▶ _SOURCE MATERIAL_:
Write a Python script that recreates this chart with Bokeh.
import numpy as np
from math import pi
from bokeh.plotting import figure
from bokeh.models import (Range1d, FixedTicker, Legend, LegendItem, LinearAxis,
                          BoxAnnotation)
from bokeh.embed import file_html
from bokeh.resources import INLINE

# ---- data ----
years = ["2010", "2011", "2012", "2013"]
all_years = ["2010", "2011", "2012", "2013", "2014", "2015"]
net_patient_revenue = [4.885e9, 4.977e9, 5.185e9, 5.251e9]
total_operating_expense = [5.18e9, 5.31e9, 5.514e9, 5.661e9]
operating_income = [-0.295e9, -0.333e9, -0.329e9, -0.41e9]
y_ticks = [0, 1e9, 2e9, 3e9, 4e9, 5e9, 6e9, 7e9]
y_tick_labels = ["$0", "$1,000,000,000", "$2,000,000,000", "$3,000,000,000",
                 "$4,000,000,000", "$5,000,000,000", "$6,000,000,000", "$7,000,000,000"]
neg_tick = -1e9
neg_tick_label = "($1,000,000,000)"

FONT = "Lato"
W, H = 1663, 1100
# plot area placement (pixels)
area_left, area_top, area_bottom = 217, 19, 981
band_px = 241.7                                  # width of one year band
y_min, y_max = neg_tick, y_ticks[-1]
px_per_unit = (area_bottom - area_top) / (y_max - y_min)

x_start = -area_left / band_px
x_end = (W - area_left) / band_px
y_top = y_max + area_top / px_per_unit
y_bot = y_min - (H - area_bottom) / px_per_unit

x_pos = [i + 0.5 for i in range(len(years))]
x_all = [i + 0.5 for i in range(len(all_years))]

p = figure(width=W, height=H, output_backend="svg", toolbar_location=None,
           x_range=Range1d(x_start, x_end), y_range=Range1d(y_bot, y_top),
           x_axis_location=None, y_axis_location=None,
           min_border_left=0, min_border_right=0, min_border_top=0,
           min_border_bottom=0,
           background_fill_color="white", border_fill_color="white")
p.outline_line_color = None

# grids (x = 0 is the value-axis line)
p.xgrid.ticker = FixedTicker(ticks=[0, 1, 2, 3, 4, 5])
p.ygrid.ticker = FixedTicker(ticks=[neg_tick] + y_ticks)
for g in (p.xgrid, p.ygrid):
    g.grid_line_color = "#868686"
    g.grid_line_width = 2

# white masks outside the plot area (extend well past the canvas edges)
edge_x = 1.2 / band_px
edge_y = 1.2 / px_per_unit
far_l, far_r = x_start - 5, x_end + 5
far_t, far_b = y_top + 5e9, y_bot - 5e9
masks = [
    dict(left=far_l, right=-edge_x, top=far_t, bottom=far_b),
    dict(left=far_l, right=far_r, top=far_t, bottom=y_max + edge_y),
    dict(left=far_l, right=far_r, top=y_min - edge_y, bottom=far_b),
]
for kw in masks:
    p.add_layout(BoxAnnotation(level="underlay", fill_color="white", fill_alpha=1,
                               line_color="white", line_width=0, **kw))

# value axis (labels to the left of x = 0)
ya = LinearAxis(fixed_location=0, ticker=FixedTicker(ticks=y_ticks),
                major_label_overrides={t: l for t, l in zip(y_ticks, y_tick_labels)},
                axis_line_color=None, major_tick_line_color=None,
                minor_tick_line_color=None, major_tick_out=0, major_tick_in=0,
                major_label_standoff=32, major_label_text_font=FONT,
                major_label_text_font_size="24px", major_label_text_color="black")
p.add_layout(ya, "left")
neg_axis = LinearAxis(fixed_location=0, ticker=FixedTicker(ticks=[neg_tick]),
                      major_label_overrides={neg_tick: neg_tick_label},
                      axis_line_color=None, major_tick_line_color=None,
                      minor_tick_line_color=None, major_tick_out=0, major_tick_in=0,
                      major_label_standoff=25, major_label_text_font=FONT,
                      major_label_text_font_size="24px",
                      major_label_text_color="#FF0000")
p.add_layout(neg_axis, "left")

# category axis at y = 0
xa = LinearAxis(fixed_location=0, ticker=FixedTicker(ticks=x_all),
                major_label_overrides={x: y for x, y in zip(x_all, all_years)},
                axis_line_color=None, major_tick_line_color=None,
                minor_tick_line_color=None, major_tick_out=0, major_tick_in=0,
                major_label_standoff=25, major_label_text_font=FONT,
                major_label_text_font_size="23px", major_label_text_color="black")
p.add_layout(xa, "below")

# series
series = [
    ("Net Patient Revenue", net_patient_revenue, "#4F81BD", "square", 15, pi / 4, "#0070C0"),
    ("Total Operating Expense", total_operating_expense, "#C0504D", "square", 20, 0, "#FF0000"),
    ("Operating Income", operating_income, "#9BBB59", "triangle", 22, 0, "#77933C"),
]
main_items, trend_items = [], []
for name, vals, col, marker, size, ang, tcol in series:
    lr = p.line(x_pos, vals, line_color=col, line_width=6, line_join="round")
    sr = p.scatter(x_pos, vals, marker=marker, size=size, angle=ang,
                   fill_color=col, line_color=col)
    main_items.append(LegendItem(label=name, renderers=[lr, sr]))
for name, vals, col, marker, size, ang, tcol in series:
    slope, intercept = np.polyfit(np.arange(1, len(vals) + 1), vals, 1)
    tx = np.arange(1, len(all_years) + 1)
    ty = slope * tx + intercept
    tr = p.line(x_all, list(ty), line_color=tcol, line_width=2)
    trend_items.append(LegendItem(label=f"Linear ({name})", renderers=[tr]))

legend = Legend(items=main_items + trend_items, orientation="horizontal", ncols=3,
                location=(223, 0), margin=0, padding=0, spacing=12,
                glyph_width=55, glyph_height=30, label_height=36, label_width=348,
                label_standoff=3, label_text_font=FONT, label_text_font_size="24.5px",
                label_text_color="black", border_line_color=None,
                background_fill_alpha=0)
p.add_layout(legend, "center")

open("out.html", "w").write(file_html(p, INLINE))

▶ _SHORT EXERCISE_:
Go through the listing above and restate it word for word.

▶ _TASK RESPONSE_:
Write a Python script that recreates this chart with Bokeh.
import numpy as np
from math import pi
from bokeh.plotting import figure
from bokeh.models import (Range1d, FixedTicker, Legend, LegendItem, LinearAxis,
                          BoxAnnotation)
from bokeh.embed import file_html
from bokeh.resources import INLINE

# ---- data ----
years = ["2010", "2011", "2012", "2013"]
all_years = ["2010", "2011", "2012", "2013", "2014", "2015"]
net_patient_revenue = [4.885e9, 4.977e9, 5.185e9, 5.251e9]
total_operating_expense = [5.18e9, 5.31e9, 5.514e9, 5.661e9]
operating_income = [-0.295e9, -0.333e9, -0.329e9, -0.41e9]
y_ticks = [0, 1e9, 2e9, 3e9, 4e9, 5e9, 6e9, 7e9]
y_tick_labels = ["$0", "$1,000,000,000", "$2,000,000,000", "$3,000,000,000",
                 "$4,000,000,000", "$5,000,000,000", "$6,000,000,000", "$7,000,000,000"]
neg_tick = -1e9
neg_tick_label = "($1,000,000,000)"

FONT = "Lato"
W, H = 1663, 1100
# plot area placement (pixels)
area_left, area_top, area_bottom = 217, 19, 981
band_px = 241.7                                  # width of one year band
y_min, y_max = neg_tick, y_ticks[-1]
px_per_unit = (area_bottom - area_top) / (y_max - y_min)

x_start = -area_left / band_px
x_end = (W - area_left) / band_px
y_top = y_max + area_top / px_per_unit
y_bot = y_min - (H - area_bottom) / px_per_unit

x_pos = [i + 0.5 for i in range(len(years))]
x_all = [i + 0.5 for i in range(len(all_years))]

p = figure(width=W, height=H, output_backend="svg", toolbar_location=None,
           x_range=Range1d(x_start, x_end), y_range=Range1d(y_bot, y_top),
           x_axis_location=None, y_axis_location=None,
           min_border_left=0, min_border_right=0, min_border_top=0,
           min_border_bottom=0,
           background_fill_color="white", border_fill_color="white")
p.outline_line_color = None

# grids (x = 0 is the value-axis line)
p.xgrid.ticker = FixedTicker(ticks=[0, 1, 2, 3, 4, 5])
p.ygrid.ticker = FixedTicker(ticks=[neg_tick] + y_ticks)
for g in (p.xgrid, p.ygrid):
    g.grid_line_color = "#868686"
    g.grid_line_width = 2

# white masks outside the plot area (extend well past the canvas edges)
edge_x = 1.2 / band_px
edge_y = 1.2 / px_per_unit
far_l, far_r = x_start - 5, x_end + 5
far_t, far_b = y_top + 5e9, y_bot - 5e9
masks = [
    dict(left=far_l, right=-edge_x, top=far_t, bottom=far_b),
    dict(left=far_l, right=far_r, top=far_t, bottom=y_max + edge_y),
    dict(left=far_l, right=far_r, top=y_min - edge_y, bottom=far_b),
]
for kw in masks:
    p.add_layout(BoxAnnotation(level="underlay", fill_color="white", fill_alpha=1,
                               line_color="white", line_width=0, **kw))

# value axis (labels to the left of x = 0)
ya = LinearAxis(fixed_location=0, ticker=FixedTicker(ticks=y_ticks),
                major_label_overrides={t: l for t, l in zip(y_ticks, y_tick_labels)},
                axis_line_color=None, major_tick_line_color=None,
                minor_tick_line_color=None, major_tick_out=0, major_tick_in=0,
                major_label_standoff=32, major_label_text_font=FONT,
                major_label_text_font_size="24px", major_label_text_color="black")
p.add_layout(ya, "left")
neg_axis = LinearAxis(fixed_location=0, ticker=FixedTicker(ticks=[neg_tick]),
                      major_label_overrides={neg_tick: neg_tick_label},
                      axis_line_color=None, major_tick_line_color=None,
                      minor_tick_line_color=None, major_tick_out=0, major_tick_in=0,
                      major_label_standoff=25, major_label_text_font=FONT,
                      major_label_text_font_size="24px",
                      major_label_text_color="#FF0000")
p.add_layout(neg_axis, "left")

# category axis at y = 0
xa = LinearAxis(fixed_location=0, ticker=FixedTicker(ticks=x_all),
                major_label_overrides={x: y for x, y in zip(x_all, all_years)},
                axis_line_color=None, major_tick_line_color=None,
                minor_tick_line_color=None, major_tick_out=0, major_tick_in=0,
                major_label_standoff=25, major_label_text_font=FONT,
                major_label_text_font_size="23px", major_label_text_color="black")
p.add_layout(xa, "below")

# series
series = [
    ("Net Patient Revenue", net_patient_revenue, "#4F81BD", "square", 15, pi / 4, "#0070C0"),
    ("Total Operating Expense", total_operating_expense, "#C0504D", "square", 20, 0, "#FF0000"),
    ("Operating Income", operating_income, "#9BBB59", "triangle", 22, 0, "#77933C"),
]
main_items, trend_items = [], []
for name, vals, col, marker, size, ang, tcol in series:
    lr = p.line(x_pos, vals, line_color=col, line_width=6, line_join="round")
    sr = p.scatter(x_pos, vals, marker=marker, size=size, angle=ang,
                   fill_color=col, line_color=col)
    main_items.append(LegendItem(label=name, renderers=[lr, sr]))
for name, vals, col, marker, size, ang, tcol in series:
    slope, intercept = np.polyfit(np.arange(1, len(vals) + 1), vals, 1)
    tx = np.arange(1, len(all_years) + 1)
    ty = slope * tx + intercept
    tr = p.line(x_all, list(ty), line_color=tcol, line_width=2)
    trend_items.append(LegendItem(label=f"Linear ({name})", renderers=[tr]))

legend = Legend(items=main_items + trend_items, orientation="horizontal", ncols=3,
                location=(223, 0), margin=0, padding=0, spacing=12,
                glyph_width=55, glyph_height=30, label_height=36, label_width=348,
                label_standoff=3, label_text_font=FONT, label_text_font_size="24.5px",
                label_text_color="black", border_line_color=None,
                background_fill_alpha=0)
p.add_layout(legend, "center")

open("out.html", "w").write(file_html(p, INLINE))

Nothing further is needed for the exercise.